Pukul 07.00 wib, berhembus isu adanya tsunami dari arah selatan. Warga yang ada di jalanan pun semakin panik. "Banyu..banyu...banyu soko kidul, banyune wes tekan perempatan Palbapang," teriakan seseorang itu membuat gaduh suasana. Warga pun berbondong-bondong menyelamatkan diri ke utara. Mereka berduyun-duyun lari ke daerah yang posisinya lebih tinggi. Ketika isu tsunami datang, entah inisiatif dari mana, mayat yang saat itu sudah dievakuasi diikat pada pohon besar oleh keluarganya. Mungkin harapannya agar mayat tersebut tidak hanyut terbawa tsunami.

Saya dan keluarga beserta beberapa tetangga menyelamatkan diri mencari tempat yang aman. Menggunakan mobil carry, kami menuju ke arah utara. Di jalan raya ternyata kegelisahan semakin menjadi, jalanan ramai dengan orang-orang yang ingin menyelamatkan diri. Tapi di jalan raya malah terjadi kekisruhan. Saya dan orang-orang yang tinggal di daerah selatan mencoba menyelamatkan diri menuju arah utara, sementara orang-orang daerah utara malah ke selatan. Ternyata di daerah utara berembus kabar kalau gempa terjadi karena Gunung Merapi yang saat itu berstatus siaga mau meletus.
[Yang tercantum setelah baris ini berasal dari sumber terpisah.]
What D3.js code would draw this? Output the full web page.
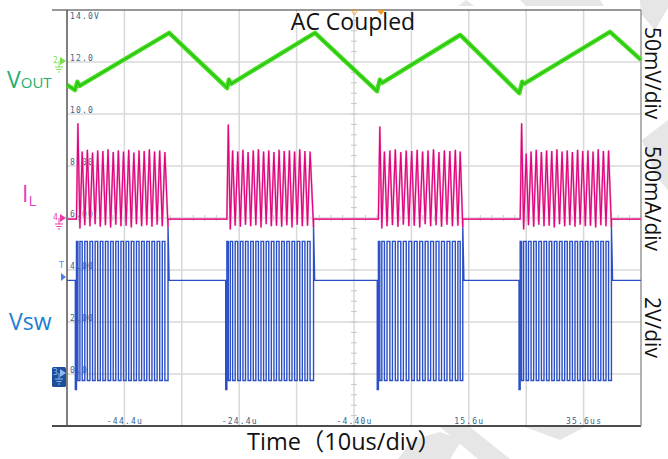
<!DOCTYPE html>
<html>
<head>
<meta charset="utf-8">
<script src="https://cdn.jsdelivr.net/npm/d3@7"></script>
<style>
  body { margin: 0; background: #fff; }
  svg { display: block; }
</style>
</head>
<body>
<div id="chart"></div>
<script>
// time in us, Vout in mV (AC coupled), IL in mA, Vsw in V
const timeTicks = [-44.4, -24.4, -4.4, 15.6, 35.6];
const timeTickLabels = ["-44.4u", "-24.4u", "-4.40u", "15.6u", "35.6us"];
const levelTicks = [0, 2, 4, 6, 8, 10, 12, 14];
const levelTickLabels = ["0.0", "2.00", "4.00", "6.00", "8.00", "10.0", "12.0", "14.0V"];

const voutPoints = [
  [-54.4, -22], [-53.0, -27], [-52.6, -19], [-52.2, -23], [-36.6, 28],
  [-26.5, -25], [-26.2, -17], [-25.8, -21], [-11.2, 28],
  [-0.4, -28], [0.1, -17], [0.5, -20], [14.1, 26],
  [24.4, -30], [24.9, -19], [25.2, -21], [40.2, 29], [45.6, 2]
];

const burstStart = [-52.95, -26.75, -0.35, 24.35];
const burstEnd = [-36.8, -11.45, 14.55, 40.45];

// high-side switch on / off instants
const swOn = [
  -52.75, -52.15, -51.30, -50.40, -49.50, -48.60, -47.70, -46.80, -45.90, -45.00, -44.10, -43.20, -42.30, -41.40, -40.50, -39.60, -38.70, -37.80,
  -26.55, -25.95, -25.10, -24.20, -23.30, -22.40, -21.50, -20.60, -19.70, -18.80, -17.90, -17.00, -16.10, -15.20, -14.30, -13.40, -12.50,
  -0.15, 0.45, 1.35, 2.30, 3.25, 4.20, 5.15, 6.10, 7.05, 8.00, 8.95, 9.90, 10.85, 11.80, 12.75, 13.70,
  24.55, 25.15, 26.00, 26.90, 27.80, 28.70, 29.60, 30.50, 31.40, 32.30, 33.20, 34.10, 35.00, 35.90, 36.80, 37.70, 38.60, 39.50
];
const swOff = [
  -52.50, -51.75, -50.85, -49.95, -49.05, -48.15, -47.25, -46.35, -45.45, -44.55, -43.65, -42.75, -41.85, -40.95, -40.05, -39.15, -38.25, -37.35,
  -26.30, -25.55, -24.65, -23.75, -22.85, -21.95, -21.05, -20.15, -19.25, -18.35, -17.45, -16.55, -15.65, -14.75, -13.85, -12.95, -12.05,
  0.10, 0.90, 1.85, 2.80, 3.75, 4.70, 5.65, 6.60, 7.55, 8.50, 9.45, 10.40, 11.35, 12.30, 13.25, 14.10,
  24.80, 25.60, 26.45, 27.35, 28.25, 29.15, 30.05, 30.95, 31.85, 32.75, 33.65, 34.55, 35.45, 36.35, 37.25, 38.15, 39.05, 39.95
];
// inductor current at each switch-off (peak) and switch-on (valley)
const ilPeak = [
  910, 640, 655, 630, 650, 645, 660, 635, 650, 640, 655, 630, 650, 645, 660, 640, 650, 635,
  900, 650, 640, 655, 635, 650, 660, 640, 650, 635, 655, 645, 650, 640, 660, 645, 640,
  880, 640, 650, 660, 635, 650, 645, 655, 640, 650, 660, 635, 650, 645, 655, 640,
  910, 620, 640, 655, 635, 650, 645, 660, 640, 650, 635, 655, 645, 650, 640, 660, 645, 650
];
const ilValley = [
  -10, -100, -70, -80, -60, -85, -70, -90, -65, -80, -75, -90, -60, -80, -70, -85, -65, -80,
  -10, -110, -75, -85, -65, -80, -70, -90, -60, -80, -75, -85, -70, -90, -65, -80, -75,
  -10, -100, -80, -70, -85, -65, -80, -75, -90, -60, -80, -70, -85, -65, -80, -75,
  -10, -110, -70, -85, -65, -80, -75, -90, -60, -80, -70, -85, -65, -80, -75, -90, -70, -80
];
const ilIdle = -10, ilEndValley = -90;
const vswHigh = 5.1, vswLow = -0.25, vswFirstLow = -0.6, vswIdle = 3.6, vswEndSpike = 5.7;

const width = 668, height = 459;
const plot = { left: 67, right: 641, top: 10, bottom: 426 };

const x = d3.scaleLinear().domain([-54.4, 45.6]).range([plot.left, plot.right]);
const yDiv = d3.scaleLinear().domain([-4, 4]).range([plot.bottom, plot.top]);
const yVout = d3.scaleLinear().domain([-350, 50]).range([plot.bottom, plot.top]);
const yIL = d3.scaleLinear().domain([-2000, 2000]).range([plot.bottom, plot.top]);
const yVsw = d3.scaleLinear().domain([-2, 14]).range([plot.bottom, plot.top]);

// build trace vertices from the switching instants
const ilPoints = [[-54.4, ilIdle]];
const vswPoints = [[-54.4, vswIdle]];
burstStart.forEach((s, b) => {
  const e = burstEnd[b];
  const idx = d3.range(swOn.length).filter(i => swOn[i] > s && swOn[i] < e);
  vswPoints.push([s, vswIdle], [s, vswFirstLow]);
  idx.forEach((i, k) => {
    ilPoints.push([swOn[i], ilValley[i]], [swOff[i], ilPeak[i]]);
    vswPoints.push([swOn[i], k === 0 ? vswFirstLow : vswLow], [swOn[i], vswHigh],
                   [swOff[i], vswHigh], [swOff[i], vswLow]);
  });
  ilPoints.push([e, ilEndValley], [e, ilIdle]);
  vswPoints.push([e, vswLow], [e, vswEndSpike], [e + 0.2, vswIdle]);
});
ilPoints.push([45.6, ilIdle]);
vswPoints.push([45.6, vswIdle]);

const svg = d3.select("#chart").append("svg")
  .attr("width", width).attr("height", height);

svg.append("rect").attr("width", width).attr("height", height).attr("fill", "#fff");

// faint watermark
const wm = svg.append("g").attr("fill", "#e6e6e6");
[
  [[640, 0], [668, 0], [668, 8], [655, 30], [641, 14]],
  [[520, 0], [600, 0], [604, 6], [526, 6]],
  [[458, 6], [466, 0], [474, 6]],
  [[440, 427], [470, 427], [510, 459], [478, 459]],
  [[525, 427], [585, 427], [560, 440]],
  [[398, 459], [412, 440], [440, 432], [462, 440], [450, 459]],
  [[642, 140], [668, 120], [668, 190], [655, 175]]
].forEach(p => wm.append("polygon").attr("points", p.join(" ")));

// grid
const grid = svg.append("g").attr("stroke", "#d9d9d9").attr("stroke-width", 1.5);
d3.range(-44.4, 45, 10).forEach(t => {
  grid.append("line").attr("x1", x(t)).attr("x2", x(t)).attr("y1", plot.top).attr("y2", plot.bottom);
});
d3.range(-3, 4).forEach(d => {
  grid.append("line").attr("x1", plot.left).attr("x2", plot.right).attr("y1", yDiv(d)).attr("y2", yDiv(d));
});

// minor ticks on center axes
const ticks = svg.append("g").attr("stroke", "#c8c8c8").attr("stroke-width", 1);
d3.range(-4, 4.01, 0.2).forEach(d => {
  ticks.append("line").attr("x1", x(-4.4) - 3).attr("x2", x(-4.4) + 3).attr("y1", yDiv(d)).attr("y2", yDiv(d));
});
d3.range(-54.4, 45.7, 2).forEach(t => {
  ticks.append("line").attr("x1", x(t)).attr("x2", x(t)).attr("y1", yDiv(0) - 3).attr("y2", yDiv(0) + 3);
});

// frame
svg.append("line").attr("x1", 52).attr("x2", plot.right).attr("y1", plot.top).attr("y2", plot.top)
  .attr("stroke", "#333").attr("stroke-width", 1.2);
svg.append("line").attr("x1", 52).attr("x2", plot.right).attr("y1", plot.bottom).attr("y2", plot.bottom)
  .attr("stroke", "#111").attr("stroke-width", 1.5);
svg.append("line").attr("x1", plot.left).attr("x2", plot.left).attr("y1", plot.top).attr("y2", plot.bottom)
  .attr("stroke", "#555").attr("stroke-width", 1.5);
svg.append("line").attr("x1", plot.right).attr("x2", plot.right).attr("y1", plot.top).attr("y2", plot.bottom)
  .attr("stroke", "#999").attr("stroke-width", 1.5);

// level labels (Vsw channel scale)
const levelAxis = d3.axisRight(yVsw).tickValues(levelTicks).tickSize(0)
  .tickFormat((d, i) => levelTickLabels[i]);
const la = svg.append("g").attr("transform", `translate(${plot.left},0)`).call(levelAxis);
la.select(".domain").remove();
la.selectAll("text")
  .attr("x", 3).attr("dy", d => d === 14 ? "8" : "-2")
  .attr("font-family", "DejaVu Sans Mono").attr("font-size", 8).attr("letter-spacing", 1.2)
  .attr("fill", "#3a5f8a").attr("text-anchor", "start").attr("dominant-baseline", "auto");

// time labels
const timeAxis = d3.axisBottom(x).tickValues(timeTicks).tickSize(0)
  .tickFormat((d, i) => timeTickLabels[i]);
const ta = svg.append("g").attr("transform", `translate(0,${plot.bottom})`).call(timeAxis);
ta.select(".domain").remove();
ta.selectAll("text")
  .attr("y", -2).attr("dy", 0)
  .attr("font-family", "DejaVu Sans Mono").attr("font-size", 8).attr("letter-spacing", 1.2)
  .attr("fill", "#3a5f8a");

// traces
const line = (ys) => d3.line().x(d => x(d[0])).y(d => ys(d[1]));

svg.append("path").datum(voutPoints).attr("d", line(yVout))
  .attr("fill", "none").attr("stroke", "#4ade25").attr("stroke-width", 4.5).attr("stroke-linejoin", "round");
svg.append("path").datum(voutPoints).attr("d", line(yVout))
  .attr("fill", "none").attr("stroke", "#28c014").attr("stroke-width", 1.4);

svg.append("path").datum(vswPoints).attr("d", line(yVsw))
  .attr("fill", "none").attr("stroke", "#2a4fc6").attr("stroke-width", 1.4);

svg.append("path").datum(ilPoints).attr("d", line(yIL))
  .attr("fill", "none").attr("stroke", "#f0a0cc").attr("stroke-width", 2);
svg.append("path").datum(ilPoints).attr("d", line(yIL))
  .attr("fill", "none").attr("stroke", "#e0057c").attr("stroke-width", 1.2);

// channel markers
const mk = svg.append("g");
function groundMarker(g, y, color, label) {
  g.append("text").attr("x", 53).attr("y", y + 2).text(label)
    .attr("font-family", "DejaVu Sans Mono").attr("font-size", 8).attr("fill", color);
  g.append("path").attr("d", `M60,${y - 4}L66,${y}L60,${y + 4}Z`).attr("fill", color);
  g.append("path")
    .attr("d", `M59,${y}V${y + 6}M55,${y + 6}H63M56.5,${y + 8.5}H61.5M58,${y + 11}H60`)
    .attr("stroke", color).attr("stroke-width", 1).attr("fill", "none");
}
groundMarker(mk, yVout(0) - 1, "#77e04a", "2");
groundMarker(mk, yIL(0), "#ee3aa6", "4");
mk.append("text").attr("x", 59).attr("y", 268).text("T")
  .attr("font-family", "DejaVu Sans").attr("font-size", 8).attr("fill", "#5588ee");
mk.append("path").attr("d", "M61,273L66,277L61,281Z").attr("fill", "#4f7fe8");
mk.append("rect").attr("x", 52).attr("y", 367).attr("width", 14).attr("height", 20).attr("rx", 1.5)
  .attr("fill", "#1d4f9c");
groundMarker(mk, yVsw(0) - 1, "#8fb8f0", "3");
mk.append("path").attr("d", "M351,10L358,10L354.5,15Z").attr("fill", "none").attr("stroke", "#f2a33a").attr("stroke-width", 1);
mk.append("path").attr("d", "M377,10L385,10L381,15Z").attr("fill", "#f29a1e");

// annotations
const font = "'Open Sans', 'Noto Sans', 'Noto Sans CJK SC', sans-serif";
svg.append("text").attr("x", 353).attr("y", 30).attr("text-anchor", "middle")
  .attr("font-family", font).attr("font-size", 23).attr("fill", "#111").text("AC Coupled");
svg.append("text").attr("x", 344).attr("y", 450).attr("text-anchor", "middle")
  .attr("font-family", font).attr("font-size", 23.5).attr("fill", "#111").text("Time（10us/div）");

const vo = svg.append("text").attr("x", 7).attr("y", 88).attr("font-family", font).attr("fill", "#1fae6d");
vo.append("tspan").attr("font-size", 23).text("V");
vo.append("tspan").attr("font-size", 15).text("OUT");
const il = svg.append("text").attr("x", 22).attr("y", 202).attr("font-family", font).attr("fill", "#e23fc4");
il.append("tspan").attr("font-size", 23).text("I");
il.append("tspan").attr("font-size", 15).attr("dy", 4).text("L");
svg.append("text").attr("x", 9).attr("y", 330).attr("font-family", font).attr("font-size", 23)
  .attr("fill", "#1d7dd2").text("Vsw");

const scaleLabels = ["50mV/div", "500mA/div", "2V/div"];
const scaleLabelY = [27, 146, 297];
scaleLabels.forEach((s, i) => {
  svg.append("text").attr("transform", `translate(645,${scaleLabelY[i]}) rotate(90)`)
    .attr("font-family", font).attr("font-size", 21).attr("fill", "#111").text(s);
});
</script>
</body>
</html>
Sekitar pukul 08.00 isu tsunami sudah mereda. Warga mulai kembali ke asal masing-masing. Selang beberapa saat terjadi gempa kedua yang cukup besar. Gempa susulan yang masih sering terjadi hingga malam tiba membuat warga tak berani berada di dalam rumah. Apalagi setelah gempa listrik mati, informasi saat itu hanya bisa didapatkan dari radio. Orang-orang pun tinggal di tenda darurat buatan sendiri.

Hingga satu mingga pascagempa, banyak orang yang masih tinggal di tenda darurat. Rumah-rumah yang tak runtuh kosong dari penghuninya. Mereka kebanyakan masih trauma dengan kejadian itu. Listrik yang mati baru hidup pada hari ke tujuh. Bantuan dalam berbagai bentuk pun terus berdatangan saat itu.